1125.   Ma per ottener questo effetto, l'amore di Gesù dev'essere ardente, generoso, predominante. Allora infatti produce un triplice vantaggio: 1) riempie talmente la mente e il cuore che poco più si pensa agli umani affetti; e se avviene talora che facciano capolino, si mettono bellamente alla porta con quelle parole di S. Agnese: "Ipsi sum desponsata cui Angeli serviunt, cujus pulchritudinem sol et luna mirantur". È chiaro che, di fronte a Colui che possiede la pienezza della beltà, della bontà e della potenza, tutte le creature scompaiono e perdono ogni attrattiva. 2) Ma poi Gesù, che non può soffrire idoli nel nostro cuore, ci rimprovererà vivamente gli affetti naturali se abbiamo la disgrazia di cadervi, e sotto la sferza dei suoi rimproveri saremo più forti a combatterli. 3) Infine egli stesso protegge con cura gelosa il cuore di coloro che si danno a lui; ci verrà quindi in aiuto al momento della tentazione, porgendoci forza contro le seduzioni delle creature.
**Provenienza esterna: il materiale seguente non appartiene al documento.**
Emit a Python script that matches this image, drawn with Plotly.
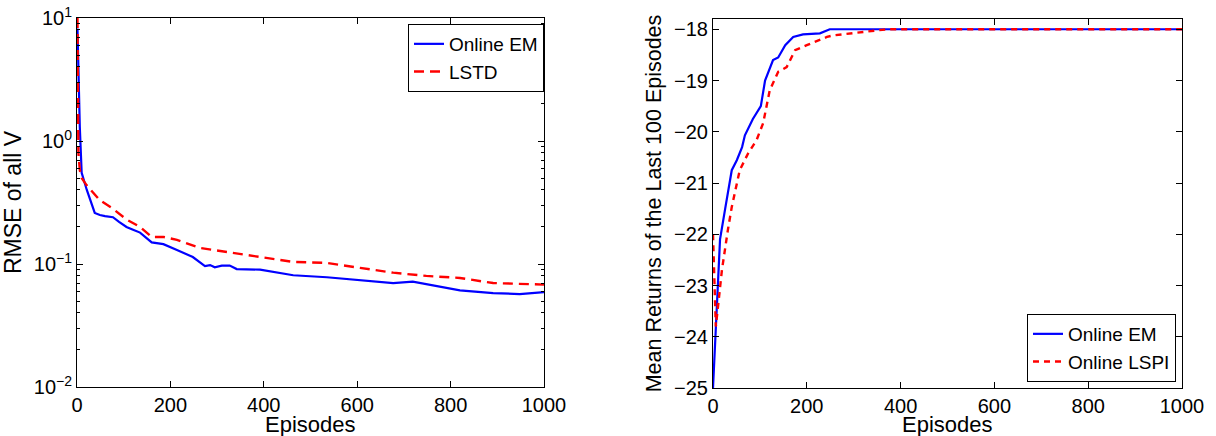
import plotly.graph_objects as go

# Left panel: RMSE of all V (log scale)
em_rmse_ep = [1, 3, 6, 10, 21, 38, 49, 60, 77, 90, 106, 120, 135, 160, 185, 214, 248, 274, 285, 295, 310, 327, 342, 392, 463, 535, 606, 677, 719, 784, 820, 891, 948, 1000]
em_rmse = [8.2, 4.0, 1.3, 0.55, 0.40, 0.26, 0.25, 0.245, 0.24, 0.22, 0.20, 0.19, 0.18, 0.15, 0.145, 0.13, 0.114, 0.096, 0.098, 0.094, 0.097, 0.097, 0.091, 0.090, 0.081, 0.078, 0.074, 0.070, 0.072, 0.065, 0.061, 0.058, 0.057, 0.059]
lstd_ep = [1, 2, 3, 6, 10, 20, 49, 75, 106, 135, 160, 185, 214, 263, 320, 392, 463, 535, 606, 677, 748, 820, 891, 990, 1000]
lstd_rmse = [10.0, 4.0, 0.8, 0.58, 0.50, 0.44, 0.33, 0.285, 0.23, 0.20, 0.166, 0.166, 0.157, 0.135, 0.126, 0.114, 0.104, 0.102, 0.093, 0.085, 0.080, 0.077, 0.070, 0.068, 0.068]

# Right panel: mean returns of the last 100 episodes
em_ret_ep = [0, 2, 4, 8, 15, 26, 32, 40, 51, 62, 68, 85, 102, 111, 128, 139, 154, 171, 192, 228, 249, 1000]
em_ret = [-25, -24.6, -24.1, -23.3, -22.1, -21.5, -21.2, -20.75, -20.55, -20.3, -20.07, -19.75, -19.5, -19.0, -18.6, -18.55, -18.31, -18.15, -18.1, -18.08, -18.0, -18.0]
lspi_ep = [0, 3, 6, 12, 19, 32, 40, 57, 75, 93, 107, 121, 139, 157, 175, 200, 243, 256, 299, 328, 371, 1000]
lspi_ret = [-22.0, -23.0, -23.8, -23.3, -22.7, -21.9, -21.47, -20.75, -20.42, -20.16, -19.83, -19.19, -18.83, -18.74, -18.41, -18.31, -18.15, -18.12, -18.08, -18.04, -18.0, -18.0]

x_ticks = [0, 200, 400, 600, 800, 1000]
log_tickvals = [0.01, 0.1, 1, 10]
log_ticktext = ["10<sup>\u22122</sup>", "10<sup>\u22121</sup>", "10<sup>0</sup>", "10<sup>1</sup>"]
log_minor_vals = [m * d for d in (0.01, 0.1, 1) for m in range(2, 10)]
ret_ticks = [-25, -24, -23, -22, -21, -20, -19, -18]
ret_ticktext = ["\u221225", "\u221224", "\u221223", "\u221222", "\u221221", "\u221220", "\u221219", "\u221218"]
x_title = "Episodes"

FONT = "Liberation Sans, Arial, sans-serif"
BLUE = "#0000ff"
RED = "#ff0000"

fig = go.Figure()
fig.add_trace(go.Scatter(x=em_rmse_ep, y=em_rmse, mode="lines", name="Online EM",
                         line=dict(color=BLUE, width=2.2), xaxis="x", yaxis="y", legend="legend"))
fig.add_trace(go.Scatter(x=lstd_ep, y=lstd_rmse, mode="lines", name="LSTD",
                         line=dict(color=RED, width=2.4, dash="10px,6px"), xaxis="x", yaxis="y", legend="legend"))
fig.add_trace(go.Scatter(x=em_ret_ep, y=em_ret, mode="lines", name="Online EM",
                         line=dict(color=BLUE, width=2.2), xaxis="x2", yaxis="y2", legend="legend2"))
fig.add_trace(go.Scatter(x=lspi_ep, y=lspi_ret, mode="lines", name="Online LSPI",
                         line=dict(color=RED, width=2.4, dash="6px,5px"), xaxis="x2", yaxis="y2", legend="legend2"))

W, H = 1216, 436
def px_x(p):
    return p / W
def px_y(p):
    return 1 - p / H

axis_common = dict(showline=True, linecolor="black", linewidth=1, mirror="allticks",
                   ticks="inside", ticklen=6, tickcolor="black", showgrid=False, zeroline=False,
                   automargin=False, tickfont=dict(family=FONT, size=20, color="black"))
xtitle_font = dict(family=FONT, size=22, color="black")
ytitle_font = dict(family=FONT, size=23, color="black")
y2title_font = dict(family=FONT, size=21.5, color="black")

fig.update_layout(
    width=W, height=H, margin=dict(l=0, r=0, t=0, b=0),
    paper_bgcolor="white", plot_bgcolor="white",
    font=dict(family=FONT, color="black"),
    xaxis=dict(domain=[px_x(77), px_x(544)], range=[0, 1000], tickvals=x_ticks,
               anchor="y", **axis_common),
    yaxis=dict(domain=[px_y(387), px_y(18)], type="log", range=[-2, 1], tickvals=log_tickvals,
               ticktext=log_ticktext, title=dict(text="RMSE of all V", font=ytitle_font, standoff=8),
               anchor="x",
               minor=dict(ticks="inside", ticklen=3, tickcolor="black", tickmode="array",
                          tickvals=log_minor_vals, showgrid=False),
               **axis_common),
    xaxis2=dict(domain=[px_x(713), px_x(1182)], range=[0, 1000], tickvals=x_ticks,
                anchor="y2", **axis_common),
    yaxis2=dict(domain=[px_y(388), px_y(19)], range=[-25, -17.8], tickvals=ret_ticks, ticktext=ret_ticktext,
                title=dict(text="Mean Returns of the Last 100 Episodes", font=y2title_font, standoff=6),
                anchor="x2", **axis_common),
    legend=dict(x=px_x(544), y=px_y(24), xanchor="right", yanchor="top",
                bgcolor="white", bordercolor="black", borderwidth=1,
                font=dict(family=FONT, size=19, color="black"), tracegroupgap=0),
    legend2=dict(x=px_x(1176), y=px_y(382), xanchor="right", yanchor="bottom",
                 bgcolor="white", bordercolor="black", borderwidth=1,
                 font=dict(family=FONT, size=19, color="black"), tracegroupgap=0),
    showlegend=True,
)

for xref in ("x domain", "x2 domain"):
    fig.add_annotation(text=x_title, xref=xref, yref="paper", x=0.5, y=0,
                       xanchor="center", yanchor="bottom", yshift=-3, showarrow=False,
                       font=xtitle_font)

fig.write_html("out.html")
Questo amore generoso per Gesù si attinge nell'orazione, nelle ferventi comunioni e nelle visite al SS. Sacramento; e vien reso abituale e permanente con quella vita di intima unione con Nostro Signore da noi descritta al n. 153.

1126.   Vi si aggiunge grande devozione alla Vergine Immacolata; nome che spira purità, onde pare che il solo fiducioso invocarlo metta già in fuga la tentazione. Se poi interamente ci consacriamo a questa Buona Madre (n. 170-176), allora ci vigila come cosa sua, come sua proprietà, e ci aiuta a respingere vittoriosamente anche le più tempestose tentazioni. Recitiamo dunque volentieri la preghiera O Domina tanto efficace contro le impure suggestioni, l'Ave maris stella, principalmente la strofa:

Virgo singularis,
Inter omnes mitis,
Nos culpis solutos,
Mites fac et castos.

Che se mai restassimo vinti nella lotta, non dimentichiamo che l'Immacolato Cuore di Maria è nello stesso tempo sicuro rifugio dei peccatori; che, invocandolo, troveremo la grazia del pentimento, seguita dalla grazia dell'assoluzione; e che nessuno meglio della Vergine fedele può garantirci la perseveranza.